One of the larger embarrassments of the 1960s and 1970s, other than bell bottoms, was the systemic sexism in the broadcast industry. Using pseudoscience, women were told that they could not be broadcasters because the pitch of their voices was too high. Specifically, if the speaker’s fundamental frequency was high, as in a woman’s or child’s voice, then the harmonics were spaced further apart and this sparse lack of energy and auditory cues made their voice less intelligible.
The first part of the statement is true (wider spaced harmonics) but there is little evidence for the second part (less intelligibility).
The following illustrative example may be helpful:
In a man’s voice, such as mine, the fundamental frequency is 125 Hz so the harmonics are at 250 Hz, 375 Hz, 500 Hz, 625 Hz, 750 Hz, 875 Hz, 1000 Hz, and so on- there are harmonics at integer multiples of 125 Hz.

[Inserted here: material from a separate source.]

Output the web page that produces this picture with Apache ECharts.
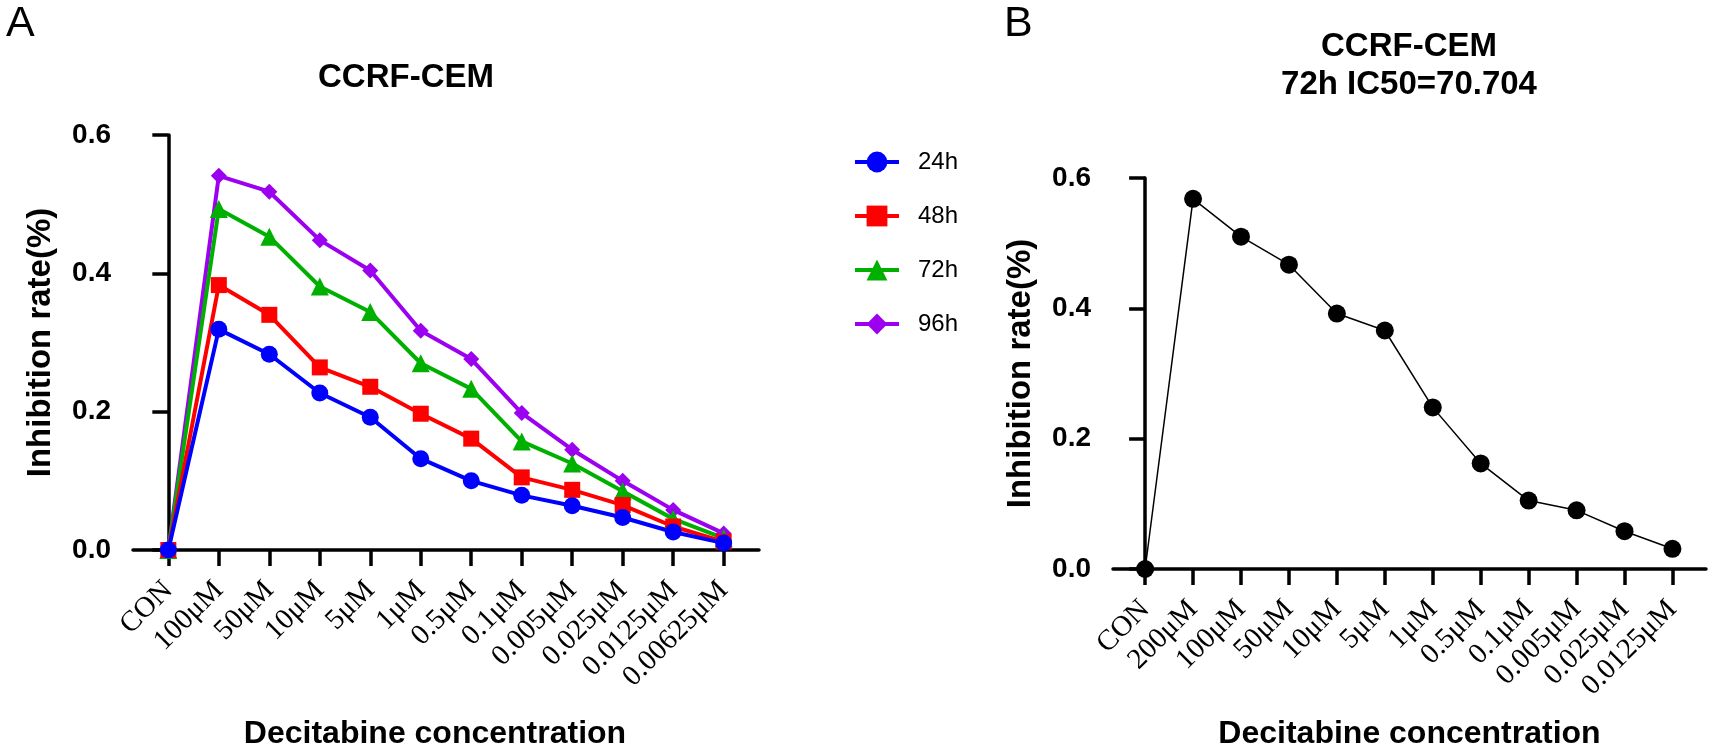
<!DOCTYPE html>
<html>
<head>
<meta charset="utf-8">
<script src="https://cdn.jsdelivr.net/npm/echarts@6/dist/echarts.min.js"></script>
<style>
html,body{margin:0;padding:0;background:#fff}
#main{width:1713px;height:755px}
</style>
</head>
<body>
<div id="main"></div>
<script>
// panel A categories / series
const catsA = ['CON','100μM','50μM','10μM','5μM','1μM','0.5μM','0.1μM','0.005μM','0.025μM','0.0125μM','0.00625μM'];
const rate24h = [0, 0.319, 0.283, 0.227, 0.192, 0.132, 0.100, 0.079, 0.064, 0.047, 0.026, 0.010];
const rate48h = [0, 0.383, 0.340, 0.264, 0.236, 0.197, 0.161, 0.105, 0.087, 0.065, 0.034, 0.012];
const rate72h = [0, 0.493, 0.453, 0.381, 0.344, 0.270, 0.233, 0.157, 0.125, 0.085, 0.045, 0.017];
const rate96h = [0, 0.541, 0.518, 0.448, 0.404, 0.317, 0.276, 0.198, 0.145, 0.100, 0.058, 0.024];
// panel B
const catsB = ['CON','200μM','100μM','50μM','10μM','5μM','1μM','0.5μM','0.1μM','0.005μM','0.025μM','0.0125μM'];
const rate72hB = [0, 0.568, 0.510, 0.467, 0.392, 0.366, 0.248, 0.162, 0.105, 0.090, 0.058, 0.031];

const idx = catsA.map((c, i) => i);

function pairs(vals){
    return vals.map((v, i) => [i, v]);
}

const axisCol = '#000';
const sans = 'Liberation Sans, Arial, sans-serif';
const serif = 'Liberation Serif, Times New Roman, serif';

function xAx(gridIndex, cats, nameShift, gap){
    return {
        gridIndex: gridIndex,
        type: 'value',
        min: -0.7,
        max: 11.7,
        name: 'Decitabine concentration',
        nameLocation: 'middle',
        nameGap: gap,
        nameTextStyle: {fontFamily: sans, fontWeight: 'bold', fontSize: 32, color: '#000', padding: [0, nameShift, 0, 0]},
        axisLine: {lineStyle: {color: axisCol, width: 3.5}},
        axisTick: {show: true, length: 16, lineStyle: {color: axisCol, width: 3.5}, customValues: idx},
        axisLabel: {
            customValues: idx,
            rotate: 45,
            margin: 36,
            fontFamily: serif,
            fontSize: 29,
            color: '#000',
            formatter: v => cats[Math.round(v)]
        },
        splitLine: {show: false}
    };
}

function yAx(gridIndex){
    return {
        gridIndex: gridIndex,
        type: 'value',
        min: 0,
        max: 0.6,
        interval: 0.2,
        name: 'Inhibition rate(%)',
        nameLocation: 'middle',
        nameGap: 76,
        nameTextStyle: {fontFamily: sans, fontWeight: 'bold', fontSize: 33, color: '#000'},
        axisLine: {show: true, lineStyle: {color: axisCol, width: 3.5}},
        axisTick: {show: true, length: 16, lineStyle: {color: axisCol, width: 3.5}},
        axisLabel: {margin: 22, fontFamily: sans, fontWeight: 'bold', fontSize: 28, color: '#000', formatter: v => v.toFixed(1)},
        splitLine: {show: false}
    };
}

function lineSeries(name, vals, color, symbol, size){
    return {
        name: name,
        type: 'line',
        xAxisIndex: 0,
        yAxisIndex: 0,
        data: pairs(vals),
        symbol: symbol,
        symbolSize: size,
        showAllSymbol: true,
        clip: false,
        lineStyle: {color: color, width: 4},
        itemStyle: {color: color, opacity: 1},
        emphasis: {disabled: true}
    };
}

const myChart = echarts.init(document.getElementById('main'));
const option = {
    animation: false,
    backgroundColor: '#fff',
    title: [
        {text: 'A', left: 6, top: 3, padding: 0, textStyle: {fontFamily: sans, fontWeight: 'normal', fontSize: 43, color: '#000'}},
        {text: 'B', left: 1004, top: 3, padding: 0, textStyle: {fontFamily: sans, fontWeight: 'normal', fontSize: 43, color: '#000'}},
        {text: 'CCRF-CEM', left: 406, top: 59, textAlign: 'center', padding: 0,
         textStyle: {fontFamily: sans, fontWeight: 'bold', fontSize: 33, lineHeight: 38, color: '#000'}},
        {text: 'CCRF-CEM\n72h IC50=70.704', left: 1409, top: 28, textAlign: 'center', padding: 0,
         textStyle: {fontFamily: sans, fontWeight: 'bold', fontSize: 33, lineHeight: 38, color: '#000'}}
    ],
    legend: {
        data: ['24h', '48h', '72h', '96h'],
        orient: 'vertical',
        left: 853,
        top: 150,
        padding: 0,
        itemWidth: 44,
        itemHeight: 26,
        itemGap: 30,
        lineStyle: {width: 4},
        textStyle: {fontFamily: sans, fontSize: 24, color: '#000', padding: [0, 0, 0, 14]},
        selectedMode: false
    },
    grid: [
        {left: 133, right: 954, top: 135, bottom: 203, containLabel: false},
        {left: 1113, right: 7, top: 178, bottom: 182, containLabel: false}
    ],
    xAxis: [xAx(0, catsA, 22, 168), Object.assign(xAx(1, catsB, 0, 149), {min: -0.67, max: 11.7})],
    yAxis: [yAx(0), yAx(1)],
    series: [
        lineSeries('96h', rate96h, '#9b00f0', 'diamond', 16),
        lineSeries('72h', rate72h, '#00b000', 'triangle', 18),
        lineSeries('48h', rate48h, '#ff0000', 'rect', 16),
        lineSeries('24h', rate24h, '#0000ff', 'circle', 17),
        {
            name: 'IC50',
            type: 'line',
            xAxisIndex: 1,
            yAxisIndex: 1,
            data: pairs(rate72hB),
            symbol: 'circle',
            symbolSize: 18,
            showAllSymbol: true,
            clip: false,
            lineStyle: {color: '#000', width: 1.5},
            itemStyle: {color: '#000'},
            emphasis: {disabled: true}
        }
    ]
};
myChart.setOption(option);
</script>
</body>
</html>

For this man’s voice, up to 1000 Hz there are 8 energy cues (the fundamental and 7 harmonics).
In a women’s voice, the fundamental frequency is 250 Hz so the harmonics are at 500 Hz, 750 Hz, 1000 Hz, and so on – there are harmonics at integer multiples of 250 Hz. For this woman’s voice, up to 1000 Hz there are only 4 energy cues (the fundamental and 3 harmonics).
So far, this is all true given these two examples. Now the train goes off the rail.
Based on this science, broadcast executives argued (or perhaps implicitly felt) a man’s voice has twice as much energy (8 vs. 4) so should be twice as intelligible (or at least be more intelligible) than a woman’s voice. This is where the pseudoscience comes in.
More specifically, the question needs to be addressed is how far apart can harmonics be spaced before this contributes to a degradation in intelligibility or even a degradation in quality?
We seem to be able to understand women’s and children’s voices just as well as men’s voices, and in many cases the intelligibility may be better. Once we are dealing with a hearing loss this may be an issue but even then, the necessary experiments have never been done.
A July 2015 study was published in the Journal of the Acoustical Society of America (Express Letters) with the telling name “The phonological function of vowels is maintained at fundamental frequencies up to 880 Hz” by Daniel Friedrichs and his colleagues.
In this study, the authors systematically created synthetic vowel sounds with the required formants that were always at the correct frequency location, but with the underlying harmonic structure being more and more sparsely distributed. It is really the underlying energy of the harmonics that define the formant structure- formants don’t really exist on their own other than the vocal tract acting to “filter” the various harmonics by amplifying some of them (near the formant frequency) and attenuating or lessening others (that are further from the formant frequency).
In the vowel [a] as in ‘father’ for example, the first formant is at 500 Hz. The authors started with a low frequency pitch or fundamental frequency and gradually increased the fundamental frequency (and spacing of the harmonics) up to 880 Hz. At this point, people could no longer identify the vowel- there just wasn’t sufficient underlying harmonic structure to auditorilly define the various formants. At a fundamental frequency of 880 Hz (even above the falsetto range), the first harmonic would be at 1760 Hz and the second one at 2640 Hz. Given that the highest possible frequency of a first formant (F1) is 500 Hz (for low vowels), there was no harmonic information to define F1 and barely anything to define F2, yet people were able to correctly identify the vowel with such a sparce harmonic structure.
Women’s voices have a fundamental frequency from about 150 Hz to 300 Hz and this is much lower than this rarefied 880 Hz break-down point so indeed the behavior of the executives in the broadcast industry in the 1960s and 1970s was indeed systemic sexism.